The Motorola 2009D incorporates a basic oscilloscope function, specified with bandwidth of 0.5MHz and input impedance of 1MΩ. The input impedance specification is naively incomplete, there will be some parallel equivalent capacitance that is very important to selecting a compatible probe.

Above is the schematic of a test circuit to find that input capacitance Cin.

We need to know the Thevenin equivalent source impedance of the source and 1MΩ voltage divider.

\(R^{\prime}=\frac{1}{1/(50+10000)+1/1000000}=9950\)

Next is a check of the rise time of the raw input and 50Ω source (ie R2=0) to be sure it is much faster than with R2=10kΩ

Above is the rise time with R2=10kΩ, divisions are 1µs. The yellow box denotes the voltages and times that will be used to calculate the time constant T of the RC circuit. In this case, a single RC time constant dominates the response and the calculator results will be quite good.

T is 8.647e-7, and R'=9950, so we can calculate the value of C.

\(C=\frac{T}{R^{\prime}}=87 \text{ pF}\)Above is the equivalent input circuit, 1MΩ in parallel with 87pF.

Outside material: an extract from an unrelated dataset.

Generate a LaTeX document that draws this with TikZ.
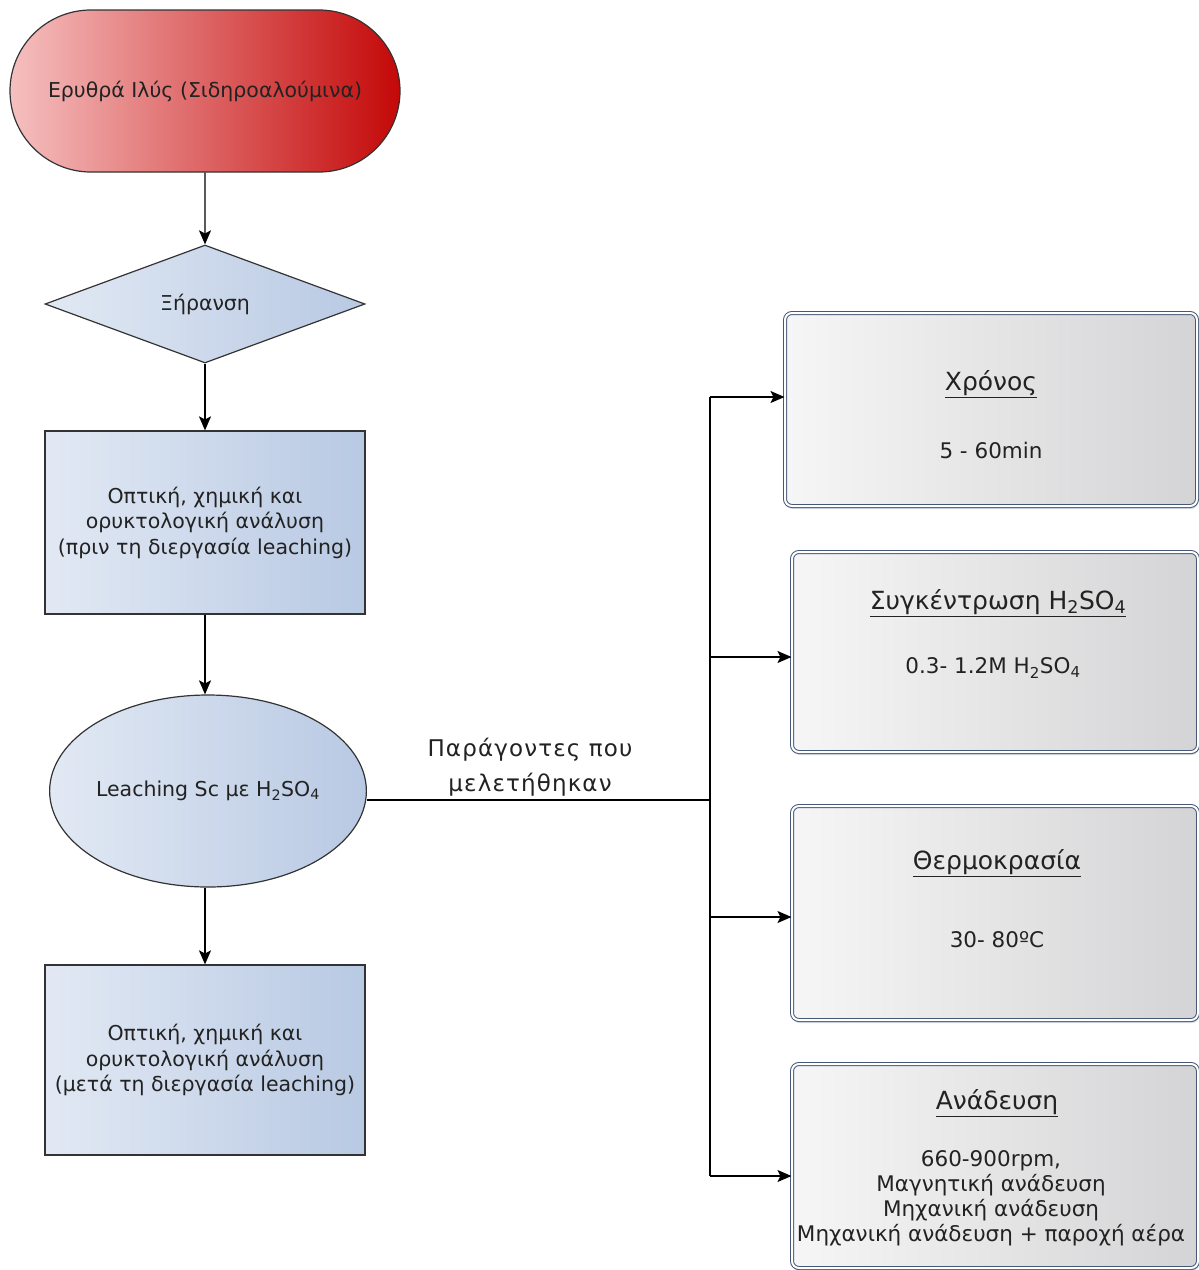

This can be used to find a compatible 1x,10x probe… but it will be challenging, this is a very high input capacitance and remember that it appears in shunt with the probe cable, reasonably approximated at around 100-120pF at low frequencies. This would lead to the input capacitance of a compatible 10x probe being 20-25pF… double what is common. Another way that this is expressed is a compensation range for a probe, and it is commonly up to 35pF, maybe 45pF and this input is 87pF… way out of range of common probes.

## BWD probe

With some old BWD x10 probes compensated for best square wave response, we get a 0.1-0.9 rise time of 200ns, not stunning at all, but an acceptable audio oscilloscope.